Of course it could be argued that the FSA team didn’t fully understand the issues which is equally as damning as what Lord Turner is implying, that the team may have understood the issues but weren’t prepared to go against the political flow because, one can only assume, they were scared of losing their highly paid jobs and very large pension pots.

I had hoped that Lord Turner would represent a new broom in a very dirty kitchen but on the current evidence that’s hardly the case. Indeed, the proposals he has been flouting as part of the FSA’s reform package suggest that he too has fallen victim to the same political pressure that he claims had afflicted his predecessor but this this time round it’s to come down hard on the banks and other mortgage lenders and hit them where it hurts.

On his new agenda are proposals to regulate mortgage products which is where the Treasury started out back in 2000 and then, seeing the errors of its ways, turned its attention to mortgage advice.

And in deference to Gordon Brown’s wishes we can kiss goodbye to 100% mortgages, and perhaps even 90% or 80% mortgages, leaving first-time buyers the impossible task of saving for a deposit with penally low rates of interest, or borrowing at usurious rates of interest in the unsecured market.

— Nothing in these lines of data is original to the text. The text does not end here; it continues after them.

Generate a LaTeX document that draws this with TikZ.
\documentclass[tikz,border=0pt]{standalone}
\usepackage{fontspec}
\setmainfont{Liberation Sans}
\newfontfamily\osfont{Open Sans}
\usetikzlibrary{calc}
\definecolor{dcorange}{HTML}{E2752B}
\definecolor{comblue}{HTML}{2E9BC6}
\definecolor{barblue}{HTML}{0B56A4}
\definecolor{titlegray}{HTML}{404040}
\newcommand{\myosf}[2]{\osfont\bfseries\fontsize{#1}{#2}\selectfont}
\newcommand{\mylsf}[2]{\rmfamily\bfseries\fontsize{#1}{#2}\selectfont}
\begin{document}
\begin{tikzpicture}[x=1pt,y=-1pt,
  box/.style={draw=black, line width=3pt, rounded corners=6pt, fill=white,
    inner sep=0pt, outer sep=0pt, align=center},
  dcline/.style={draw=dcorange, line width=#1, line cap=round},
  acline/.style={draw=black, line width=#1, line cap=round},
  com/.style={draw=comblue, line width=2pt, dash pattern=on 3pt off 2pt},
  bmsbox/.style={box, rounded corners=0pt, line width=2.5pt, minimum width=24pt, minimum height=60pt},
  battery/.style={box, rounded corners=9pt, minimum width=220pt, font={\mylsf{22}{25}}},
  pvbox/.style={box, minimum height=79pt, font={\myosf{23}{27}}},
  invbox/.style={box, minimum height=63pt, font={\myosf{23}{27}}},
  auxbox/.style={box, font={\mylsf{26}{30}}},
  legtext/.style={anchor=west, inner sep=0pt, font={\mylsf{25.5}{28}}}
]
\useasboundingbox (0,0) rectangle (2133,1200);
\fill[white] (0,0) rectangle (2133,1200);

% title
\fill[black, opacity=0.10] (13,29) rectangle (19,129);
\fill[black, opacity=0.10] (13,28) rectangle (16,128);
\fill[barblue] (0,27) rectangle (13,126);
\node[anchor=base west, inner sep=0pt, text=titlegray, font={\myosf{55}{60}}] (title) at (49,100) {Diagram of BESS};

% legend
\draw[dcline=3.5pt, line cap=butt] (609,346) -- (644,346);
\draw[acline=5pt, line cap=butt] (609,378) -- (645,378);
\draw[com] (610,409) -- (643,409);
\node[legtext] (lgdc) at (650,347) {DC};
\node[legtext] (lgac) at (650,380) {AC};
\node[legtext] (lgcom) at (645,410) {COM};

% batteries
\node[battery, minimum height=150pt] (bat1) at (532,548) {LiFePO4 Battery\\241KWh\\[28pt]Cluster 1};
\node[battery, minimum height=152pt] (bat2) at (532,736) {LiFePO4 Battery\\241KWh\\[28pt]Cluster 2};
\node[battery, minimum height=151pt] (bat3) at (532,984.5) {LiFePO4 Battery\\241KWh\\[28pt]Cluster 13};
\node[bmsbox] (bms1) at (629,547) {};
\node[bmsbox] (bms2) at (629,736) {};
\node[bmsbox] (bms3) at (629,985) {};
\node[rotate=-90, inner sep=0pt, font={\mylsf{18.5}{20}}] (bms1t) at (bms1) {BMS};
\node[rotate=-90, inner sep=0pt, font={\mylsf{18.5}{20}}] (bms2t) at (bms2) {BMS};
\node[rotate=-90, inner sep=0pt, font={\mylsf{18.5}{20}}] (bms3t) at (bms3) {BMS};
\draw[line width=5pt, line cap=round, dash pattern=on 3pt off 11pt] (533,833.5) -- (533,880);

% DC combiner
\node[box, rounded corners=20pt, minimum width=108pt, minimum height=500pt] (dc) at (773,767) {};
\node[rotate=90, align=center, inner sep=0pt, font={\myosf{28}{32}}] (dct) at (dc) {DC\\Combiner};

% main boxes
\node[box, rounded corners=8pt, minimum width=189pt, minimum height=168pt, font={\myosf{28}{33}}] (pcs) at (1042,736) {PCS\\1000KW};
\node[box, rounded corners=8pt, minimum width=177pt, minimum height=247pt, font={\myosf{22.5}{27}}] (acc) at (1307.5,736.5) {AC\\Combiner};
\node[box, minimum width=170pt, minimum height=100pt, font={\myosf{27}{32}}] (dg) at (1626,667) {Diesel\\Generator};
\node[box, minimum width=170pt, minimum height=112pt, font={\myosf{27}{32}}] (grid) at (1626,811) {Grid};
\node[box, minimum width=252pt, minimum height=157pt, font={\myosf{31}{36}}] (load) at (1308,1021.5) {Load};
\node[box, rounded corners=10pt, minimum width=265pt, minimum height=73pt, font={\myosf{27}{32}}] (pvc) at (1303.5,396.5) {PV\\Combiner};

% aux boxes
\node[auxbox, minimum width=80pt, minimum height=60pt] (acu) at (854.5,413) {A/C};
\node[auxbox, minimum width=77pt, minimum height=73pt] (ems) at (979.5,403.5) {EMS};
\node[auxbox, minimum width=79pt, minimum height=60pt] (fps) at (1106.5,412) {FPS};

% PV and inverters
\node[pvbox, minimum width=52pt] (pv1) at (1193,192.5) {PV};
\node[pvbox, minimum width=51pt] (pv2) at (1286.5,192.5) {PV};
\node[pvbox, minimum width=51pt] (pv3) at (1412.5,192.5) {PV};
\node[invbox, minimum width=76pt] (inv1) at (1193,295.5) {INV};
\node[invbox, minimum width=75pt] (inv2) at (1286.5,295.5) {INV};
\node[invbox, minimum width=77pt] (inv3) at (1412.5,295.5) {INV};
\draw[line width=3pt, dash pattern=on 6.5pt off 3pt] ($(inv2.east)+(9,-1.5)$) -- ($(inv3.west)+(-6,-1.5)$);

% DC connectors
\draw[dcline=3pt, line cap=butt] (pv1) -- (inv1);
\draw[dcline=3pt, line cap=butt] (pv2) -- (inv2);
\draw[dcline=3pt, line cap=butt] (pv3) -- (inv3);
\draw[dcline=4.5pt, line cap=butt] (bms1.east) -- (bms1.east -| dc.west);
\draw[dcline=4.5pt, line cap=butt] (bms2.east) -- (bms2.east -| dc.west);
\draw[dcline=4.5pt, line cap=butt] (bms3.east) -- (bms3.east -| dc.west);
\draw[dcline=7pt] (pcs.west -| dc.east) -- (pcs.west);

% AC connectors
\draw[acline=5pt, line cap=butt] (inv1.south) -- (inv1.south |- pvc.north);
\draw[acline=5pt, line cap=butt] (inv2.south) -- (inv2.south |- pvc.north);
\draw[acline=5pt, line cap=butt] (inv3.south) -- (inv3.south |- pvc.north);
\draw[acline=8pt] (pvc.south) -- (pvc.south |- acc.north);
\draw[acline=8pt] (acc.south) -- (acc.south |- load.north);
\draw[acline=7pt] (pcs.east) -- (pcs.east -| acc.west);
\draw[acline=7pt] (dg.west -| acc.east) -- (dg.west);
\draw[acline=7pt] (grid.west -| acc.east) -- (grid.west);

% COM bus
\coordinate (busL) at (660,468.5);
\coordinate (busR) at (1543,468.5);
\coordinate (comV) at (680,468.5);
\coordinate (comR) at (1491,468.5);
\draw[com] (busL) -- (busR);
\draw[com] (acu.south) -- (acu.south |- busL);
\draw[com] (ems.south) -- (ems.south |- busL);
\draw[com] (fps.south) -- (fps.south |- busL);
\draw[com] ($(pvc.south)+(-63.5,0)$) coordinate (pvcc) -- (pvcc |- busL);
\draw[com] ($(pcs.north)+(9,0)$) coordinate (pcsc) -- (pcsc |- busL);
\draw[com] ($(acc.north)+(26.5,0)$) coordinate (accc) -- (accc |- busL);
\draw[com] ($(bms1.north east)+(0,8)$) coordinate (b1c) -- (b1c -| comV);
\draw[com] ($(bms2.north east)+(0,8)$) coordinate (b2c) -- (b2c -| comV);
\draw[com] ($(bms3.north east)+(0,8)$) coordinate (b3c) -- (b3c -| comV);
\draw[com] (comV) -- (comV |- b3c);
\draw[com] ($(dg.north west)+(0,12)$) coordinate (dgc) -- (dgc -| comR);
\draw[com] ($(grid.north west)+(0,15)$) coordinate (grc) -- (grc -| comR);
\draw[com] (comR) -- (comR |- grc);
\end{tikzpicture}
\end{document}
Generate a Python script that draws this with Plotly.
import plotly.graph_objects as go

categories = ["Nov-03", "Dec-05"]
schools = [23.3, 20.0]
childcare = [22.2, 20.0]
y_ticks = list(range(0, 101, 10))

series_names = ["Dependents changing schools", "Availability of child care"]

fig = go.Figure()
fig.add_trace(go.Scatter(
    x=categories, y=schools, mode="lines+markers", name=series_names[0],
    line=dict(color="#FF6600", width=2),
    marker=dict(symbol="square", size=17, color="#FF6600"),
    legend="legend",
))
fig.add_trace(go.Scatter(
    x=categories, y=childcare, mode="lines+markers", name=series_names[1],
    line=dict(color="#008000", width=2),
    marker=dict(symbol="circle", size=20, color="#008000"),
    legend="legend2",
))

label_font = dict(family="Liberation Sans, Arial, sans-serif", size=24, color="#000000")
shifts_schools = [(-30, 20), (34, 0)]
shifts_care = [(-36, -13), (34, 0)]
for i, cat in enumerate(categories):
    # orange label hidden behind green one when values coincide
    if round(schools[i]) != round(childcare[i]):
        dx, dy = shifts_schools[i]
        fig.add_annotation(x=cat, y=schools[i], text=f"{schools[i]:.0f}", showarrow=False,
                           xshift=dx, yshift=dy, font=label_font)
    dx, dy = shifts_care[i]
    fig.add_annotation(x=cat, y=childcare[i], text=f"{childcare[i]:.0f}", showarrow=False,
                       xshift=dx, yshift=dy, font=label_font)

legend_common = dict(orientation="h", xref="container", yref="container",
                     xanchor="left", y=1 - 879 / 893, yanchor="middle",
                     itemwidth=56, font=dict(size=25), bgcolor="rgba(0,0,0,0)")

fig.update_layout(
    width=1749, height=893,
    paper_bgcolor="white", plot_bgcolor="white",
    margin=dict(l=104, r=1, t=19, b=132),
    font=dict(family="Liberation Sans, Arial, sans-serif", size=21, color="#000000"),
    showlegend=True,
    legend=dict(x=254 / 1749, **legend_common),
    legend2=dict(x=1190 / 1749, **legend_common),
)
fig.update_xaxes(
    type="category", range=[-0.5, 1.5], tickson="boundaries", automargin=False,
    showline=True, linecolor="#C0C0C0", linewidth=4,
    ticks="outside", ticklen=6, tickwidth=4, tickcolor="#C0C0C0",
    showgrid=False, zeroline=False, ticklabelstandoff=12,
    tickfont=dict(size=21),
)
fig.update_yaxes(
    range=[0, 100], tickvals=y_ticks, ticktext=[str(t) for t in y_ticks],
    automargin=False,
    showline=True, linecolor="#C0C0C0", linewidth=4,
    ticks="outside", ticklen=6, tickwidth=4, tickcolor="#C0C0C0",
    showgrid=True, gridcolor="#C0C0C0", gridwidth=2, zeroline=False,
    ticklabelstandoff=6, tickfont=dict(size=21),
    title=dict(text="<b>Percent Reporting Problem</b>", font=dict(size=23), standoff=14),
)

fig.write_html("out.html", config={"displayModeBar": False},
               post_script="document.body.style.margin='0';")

Both Lord Turner and his political masters have overlooked the fact that not all UK banks have failed to make the grade and that the failures weren’t brought down by defaulting borrowers but serious errors of judgement at board level and within the regulatory system.

The fall out in arrears and possessions is a result of the credit crunch impacting on the wider economy, not on the majority of lenders over-extending their credit to people wanting to be homeowners. Those same lenders are still out there trying to do a decent job for decent people, despite having to dip into their coffers to bail out the failed banks under the iniquitous terms of the Financial Services Compensation Scheme.

Sadly the FSA still seems to the problem rather than the institution likely to deliver a solution.